Robert Mugabe, with his brother Chatunga, launched the xGx clothing label in Johannesburg, in December 2017. The brothers had previously launched Trip Life music-entertainment company. Mugabe is also a brand ambassador for the SVG fashion brand.

In 2022, Mugabe was a member of Emmerson Mnangagwa's political campaign team. He is a member of the ZANU-PF political party.

== Personal life ==
In May 2022, Mugabe was admitted to a Singapore hospital after a lung collapse from pneumothorax. In September of the same year, he was injured after crashing his Range Rover in the Eastern Highlands. In February 2023, Mugabe was arrested, facing allegations of property damage and assault of a police officer. The prosecution was paused soon after a court appearance in Harare.

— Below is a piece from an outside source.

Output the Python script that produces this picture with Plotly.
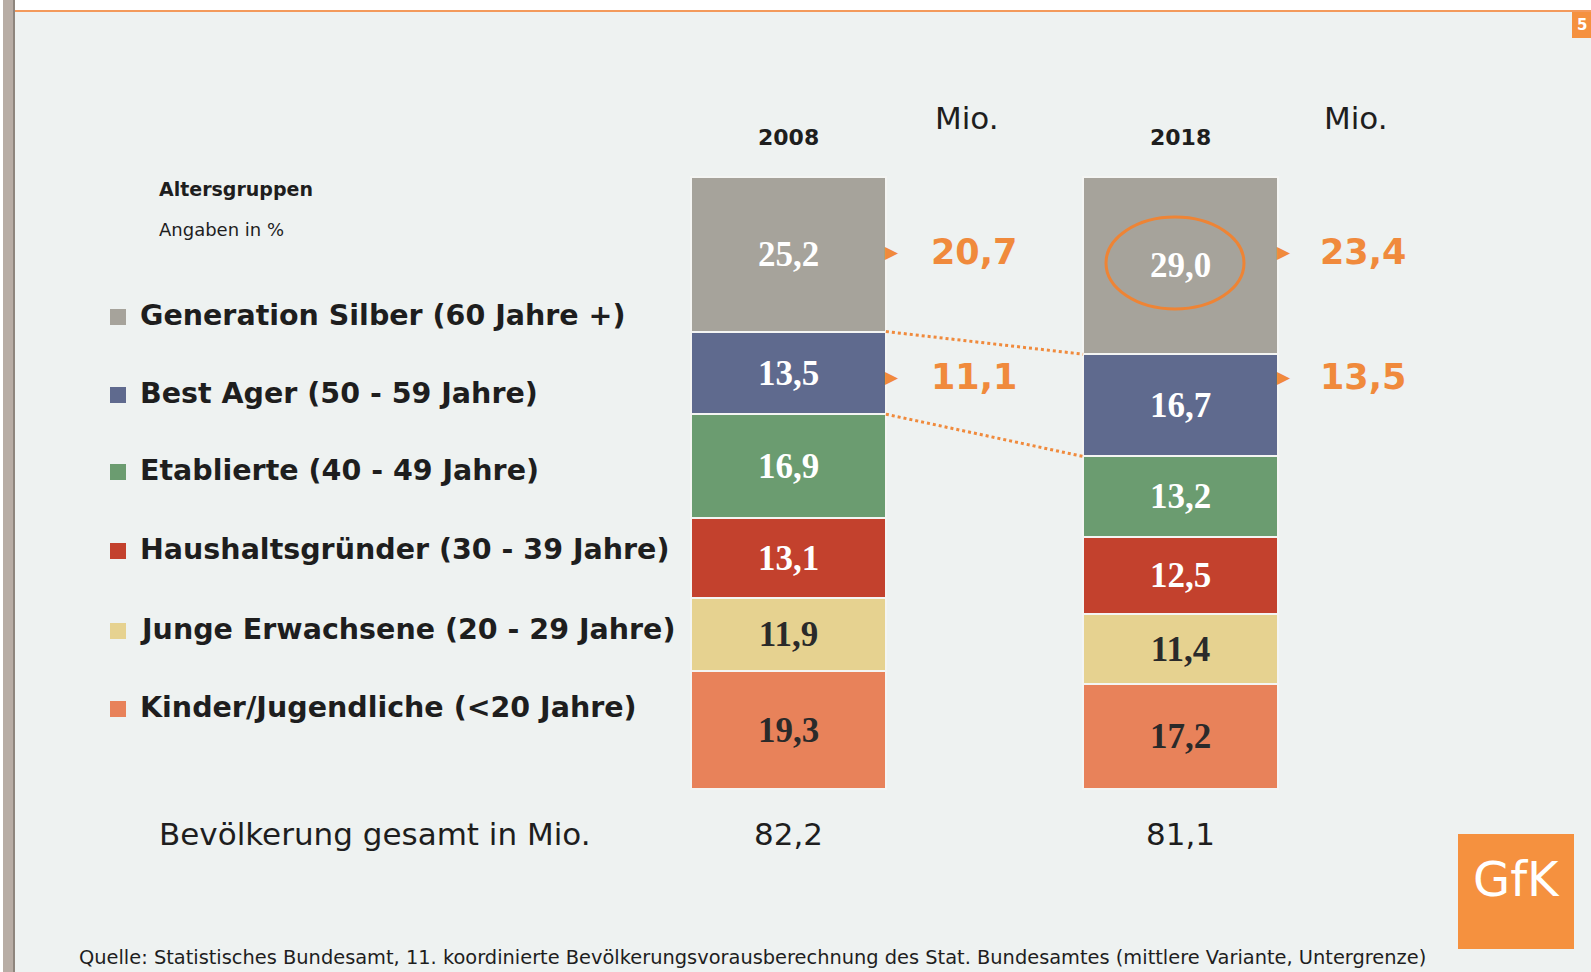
import plotly.graph_objects as go

# ---------------- data ----------------
categories = ["Kinder/Jugendliche (&lt;20 Jahre)", "Junge Erwachsene (20 - 29 Jahre)",
              "Haushaltsgründer (30 - 39 Jahre)", "Etablierte (40 - 49 Jahre)",
              "Best Ager (50 - 59 Jahre)", "Generation Silber (60 Jahre +)"]
years = ["2008", "2018"]
share_2008 = [19.3, 11.9, 13.1, 16.9, 13.5, 25.2]
share_2018 = [17.2, 11.4, 12.5, 13.2, 16.7, 29.0]
total_mio = [82.2, 81.1]
silber_mio = [20.7, 23.4]
bestager_mio = [11.1, 13.5]

colors = ["#e8825a", "#e6d290", "#c3412d", "#6b9c70", "#5f6a8e", "#a6a39b"]
text_colors = ["#2a2a2a", "#2a2a2a", "white", "white", "white", "white"]

# ---------------- geometry helpers (pixel -> data) ----------------
W, H = 1591, 972
X0PX, UX = 788.5, 392.0
Y0PX, UY = 789.0, 6.124
def dx(px): return (px - X0PX) / UX
def dy(py): return (Y0PX - py) / UY
def px(xp): return xp / W
def py(yp): return 1 - yp / H

ORANGE = "#f08a3c"
BG = "#eef2f1"
BAR_W = 0.497

def fmt(v):
    return f"{v:.1f}".replace(".", ",")

fig = go.Figure()
xs = [0, 1]
for i, cat in enumerate(categories):
    vals = [share_2008[i], share_2018[i]]
    fig.add_trace(go.Bar(
        x=xs, y=vals, width=BAR_W, name=cat,
        marker=dict(color=colors[i], line=dict(color="#f4f5f3", width=2)),
        text=[fmt(v) for v in vals], textposition="inside",
        insidetextanchor="middle", constraintext="none",
        textfont=dict(family="Liberation Serif", size=35, color=text_colors[i], weight="bold"),
        hoverinfo="skip", showlegend=False,
    ))

# dotted connector lines between group boundaries
def cum_top(vals, n):
    return sum(vals[:n])
for n in [5, 4]:
    fig.add_trace(go.Scatter(
        x=[BAR_W / 2, 1 - BAR_W / 2],
        y=[cum_top(share_2008, n), cum_top(share_2018, n)],
        mode="lines", line=dict(color=ORANGE, width=3, dash="dot"),
        hoverinfo="skip", showlegend=False,
    ))

ann = []
shapes = []

# year headers and totals
for i, yr in enumerate(years):
    ann.append(dict(x=i, y=dy(137), text=f"<b>{yr}</b>", showarrow=False,
                    font=dict(family="DejaVu Sans", size=22, color="#1e1e1e")))
    ann.append(dict(x=i, y=dy(834), text=fmt(total_mio[i]), showarrow=False,
                    font=dict(family="DejaVu Sans", size=31, color="#1e1e1e")))
mio_x = [967, 1356]
for mx in mio_x:
    ann.append(dict(x=dx(mx), y=dy(118), text="Mio.", showarrow=False,
                    font=dict(family="DejaVu Sans", size=31, color="#1e1e1e")))

# orange arrows and absolute numbers
num_x = [974, 1363]
arrow_x = [892, 1284]
for i in range(2):
    for val, ypix in [(silber_mio[i], 252), (bestager_mio[i], 377)]:
        ann.append(dict(x=dx(num_x[i]), y=dy(ypix), text=f"<b>{fmt(val)}</b>", showarrow=False,
                        font=dict(family="DejaVu Sans", size=35, color=ORANGE)))
        ann.append(dict(x=dx(arrow_x[i]), y=dy(ypix), text="▶", showarrow=False,
                        font=dict(family="DejaVu Sans", size=17, color=ORANGE)))

# legend (custom)
ann.append(dict(x=dx(157), y=dy(189), xanchor="left", text="<b>Altersgruppen</b>", showarrow=False,
                font=dict(family="DejaVu Sans", size=19, color="#1e1e1e")))
ann.append(dict(x=dx(157), y=dy(229), xanchor="left", text="Angaben in %", showarrow=False,
                font=dict(family="DejaVu Sans", size=18, color="#1e1e1e")))
row_y = [315, 393, 470, 549, 629, 707]
for r, i in enumerate(range(len(categories) - 1, -1, -1)):
    yc = row_y[r]
    shapes.append(dict(type="rect", xref="paper", yref="paper",
                       x0=px(110), x1=px(126), y0=py(yc - 6), y1=py(yc + 10),
                       fillcolor=colors[i], line=dict(width=0)))
    ann.append(dict(x=dx(138), y=dy(yc), xanchor="left", text=f"<b>{categories[i]}</b>",
                    showarrow=False, font=dict(family="DejaVu Sans", size=28.5, color="#1e1e1e")))

ann.append(dict(x=dx(157), y=dy(834), xanchor="left", text="Bevölkerung gesamt in Mio.",
                showarrow=False, font=dict(family="DejaVu Sans", size=31, color="#1e1e1e")))

# footer
ann.append(dict(x=dx(77), y=dy(957), xanchor="left",
                text="Quelle: Statistisches Bundesamt, 11. koordinierte Bevölkerungsvorausberechnung des Stat. Bundesamtes (mittlere Variante, Untergrenze)",
                showarrow=False, font=dict(family="DejaVu Sans", size=19.4, color="#1e1e1e")))

# circle around 2018 silver value
shapes.append(dict(type="circle", xref="x", yref="y",
                   x0=dx(1175 - 69), x1=dx(1175 + 69), y0=dy(263 + 46), y1=dy(263 - 46),
                   line=dict(color="#ee8435", width=3)))

# frame decorations
shapes += [
    dict(type="rect", xref="paper", yref="paper", x0=0, x1=1, y0=py(11), y1=1,
         fillcolor="white", line=dict(width=0), layer="below"),
    dict(type="line", xref="paper", yref="paper", x0=px(14), x1=1, y0=py(11), y1=py(11),
         line=dict(color="#f39a5c", width=2)),
    dict(type="rect", xref="paper", yref="paper", x0=0, x1=px(3), y0=0, y1=1,
         fillcolor="white", line=dict(width=0)),
    dict(type="rect", xref="paper", yref="paper", x0=px(3), x1=px(13), y0=0, y1=1,
         fillcolor="#b8ada5", line=dict(width=0)),
    dict(type="rect", xref="paper", yref="paper", x0=px(13), x1=px(15), y0=0, y1=1,
         fillcolor="#8e857d", line=dict(width=0)),
    dict(type="rect", xref="paper", yref="paper", x0=px(1572), x1=1, y0=py(38), y1=py(12),
         fillcolor="#f5913f", line=dict(width=0)),
    dict(type="rect", xref="paper", yref="paper", x0=px(1458), x1=px(1574), y0=py(949), y1=py(834),
         fillcolor="#f5913f", line=dict(width=0)),
]
ann.append(dict(x=px(1582), y=py(25), xref="paper", yref="paper", xanchor="center", yanchor="middle",
                text="<b>5</b>", showarrow=False, font=dict(family="DejaVu Sans", size=15, color="white")))
ann.append(dict(x=px(1516), y=py(879), xref="paper", yref="paper", xanchor="center", yanchor="middle",
                text="GfK", showarrow=False, font=dict(family="DejaVu Sans", size=48, color="white")))

fig.update_layout(
    width=W, height=H, autosize=False,
    margin=dict(l=0, r=0, t=0, b=0),
    paper_bgcolor=BG, plot_bgcolor=BG,
    barmode="stack", bargap=0,
    xaxis=dict(range=[dx(0), dx(W)], visible=False, fixedrange=True),
    yaxis=dict(range=[dy(H), dy(0)], visible=False, fixedrange=True),
    annotations=ann, shapes=shapes, showlegend=False,
)

fig.write_html("out.html", config={"displayModeBar": False},
               post_script="document.body.style.margin='0';document.body.style.overflow='hidden';")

Mugabe is noted for his lavish lifestyle. At times, he has lived in South Africa.

On 1 October 2025, Mugabe was arrested in Harare after driving the wrong way on a one-way street. He was discovered with cannabis, charged with drug offences, and fined.

Following a shooting incident in February 2026 at his home in Johannesburg, Mugabe pleaded guilty to being in the country illegally and pointing a firearm. His cousin, Tobias Matonhodze, pleaded guilty to the charge of attempted murder, a charge that was initially also lodged against Mugabe before Matonhodze admitted to firing the weapon. The victim reportedly withdrew charges against Mugabe and Matonhodze after receiving compensatory payments from them. Mugabe and Matonhodze were deported from South Africa two months later.